Preparation + Offseason Training
College QB’s have also been tasked with perfecting their fundamentals. Part of that comes from HIGH SCHOOL quarterbacks receiving more coaching. Look at the pocket presence, poise, footwork and fundamentals of the aforementioned Max Browne.
Now compare that to Peyton Manning’s (please note the music, it’s so Peyton.)
Even on the very first play, Peyton shows awful footwork. He doesn’t step into his throw, he telegraphs where he’s going with the ball from his very first step, etc. It’s just not as sophisticated as Browne’s.
Basically, football lowered the learning curve by perfecting many QB’s fundamentals before they even make it to college. If they aren’t perfect, collegiate offseason work has also improved. Just look at the offseason work undertaken by Clemson QB Tahj Boyd, he even has his own personal QB coach (who also coached Andrew Luck, RGIII, etc.)
In short, it’s increasingly rare that a first-round QB comes into the league with bad footwork, pocket presence or coverage reading. Why? Again, because the college game has prepared them to deploy extremely complex offensive systems that help quarterbacks to understand defensive structure and leverage.
Rookie QB’s, then and now
Another reason recent rookie QBs have been so successful: the college game has changed drastically. Quarterbacks are expected to do much more pre-snap with the rise of the "option" offense that packages several run/pass plays into the same action. SmartFootball has put together an excellent breakdown of this "option" trend. Additionally, look at how complex Boise State’s offense is.
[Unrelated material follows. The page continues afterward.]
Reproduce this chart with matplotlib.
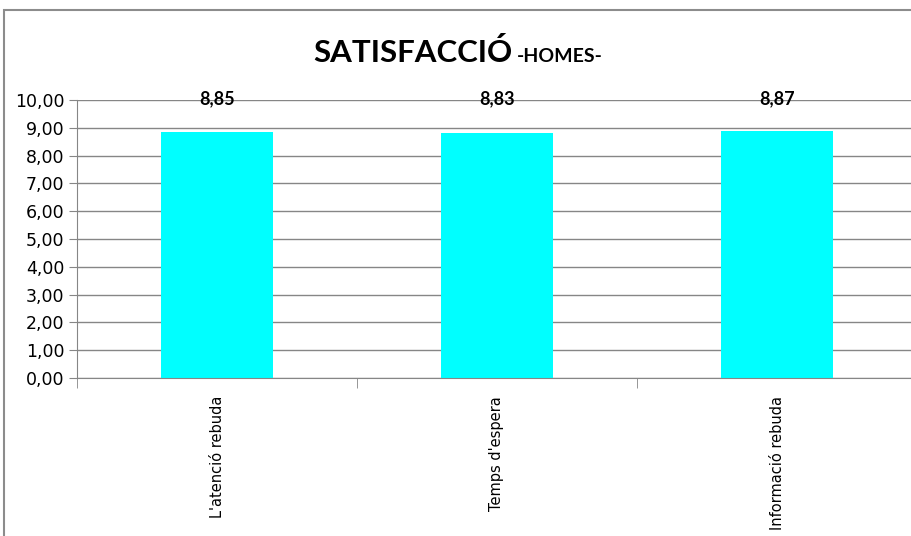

Again, quarterbacks are ready earlier and deploy more sophisticated game plans, earning them valuable repetitions that in turn make them more prepared.
Finally, one of the biggest and yet least–talked–about reasons for rookie QB success? Madden.
You’re laughing, but I’m serious. As technology progresses, the tools young QBs grow up with have increased tenfold. Think about how much easier it is to understand an NFL offensive system by say, logging on to Bolts from the Blue (I kid, but Rivers should read Posey’s breakdowns.)
In college, Peyton Manning couldn’t log onto his iPad and immediately get access to a detailed breakdown of every single play he ran the past week. Andrew Luck could, and did. Even playing Madden at a young age helps quarterbacks to understand defensive principles like the Cover 2 vs. Cover 3, how to read that coverage based on safety play and understand where to best attack the coverage to exploit it’s weaknesses. What West Virginia does in this regard is astounding, and it’s the norm, not an outlier.
All of this shows. This shift in preparation, increase in QB camps, offseason training and offensive complexity has drastically changed how the NFL has been able to prepare young quarterbacks for immediate action.
Understanding the Practice Week and its Effect on Quarterbacks
In the past, much of a rookie QB’s practice time was devoted to perfecting their fundamentals, making sure they understood the dramatically more complex terminology and playcalls, understanding their pre–snap reads, etc. Obviously, that takes away from week–in–and–week–out specific game-planning against an opponent. These limits effectively handcuffs an offensive coordinator to the limitations of his young quarterback, meaning complex gameplans cannot be quickly deployed or implemented. In turn, that made young, inexperienced QBs easy picking for a defense that could basically watch film to understand those quarterback’s tendencies and the team’s basic gameplan.
Eventually, those rookies would master the fundamentals and be treated like an NFL quarterback. Their OC would make week-to-week adjustments, and (you hope) they would flourish. Again, it all comes down to preparation and fundamentals, which are now often coached at an early age.
The Rookie Wage Scale
Prior to the last CBA, rookie contracts were out of control. The #1 draft pick basically was set to enter the league as the highest paid player at his position, which is pretty counterintuitive given that they had never actually proven themselves on the field. This reality meant the first pick could actually be more of a liability than a boon to teams that were struggling. Here’s a list of the last few #1 overall quarterbacks under the previous CBA.
- Sam Bradford
- Matt Stafford
- Jamarcus Russel
- Alex Smith
- Eli Manning1
- Carson Palmer
- David Carr
- Tim Couch
WOW. Out of those eight quarterbacks, only two have ever made a Pro Bowl (Eli and Carson). Yet all were among the highest paid players in the NFL for their time.
This cost-benefit proposition is really, really shitty. It put even MORE pressure on high draft picks to perform, and also basically penalized teams for years if these guys didn’t work out. The #1 overall pick basically had to work out or "whoops! There went your salary cap."
With the new rookie wage scale, draft picks are basically paid according to slot, and there’s a ceiling on what they can be paid. Cam Newton, the first #1 overall pick under the new CBA, signed a 4-year, $22 million deal. Sam Bradford, the #1 pick in the previous draft, signed a 7-year, $76 million deal, with $50 million guaranteed.
What does this all mean for Rivers?
Well, it means that replacing Rivers might be simultaneously a more sure-thing and save the team millions of dollars that can be used to improve the team in other areas. Along with John’s analysis of Rivers’ play and contract situation: by releasing Rivers, the Chargers save themselves $13.8 million in cap space in 2014, and $15.75 million in cap space in 2015 … this could get interesting.
Now, I personally hope El Capitan has a giant bounce–back year and this is all moot. Just consider the fact that if he doesn’t, it won’t be as hard or expensive to replace him as it once might have been.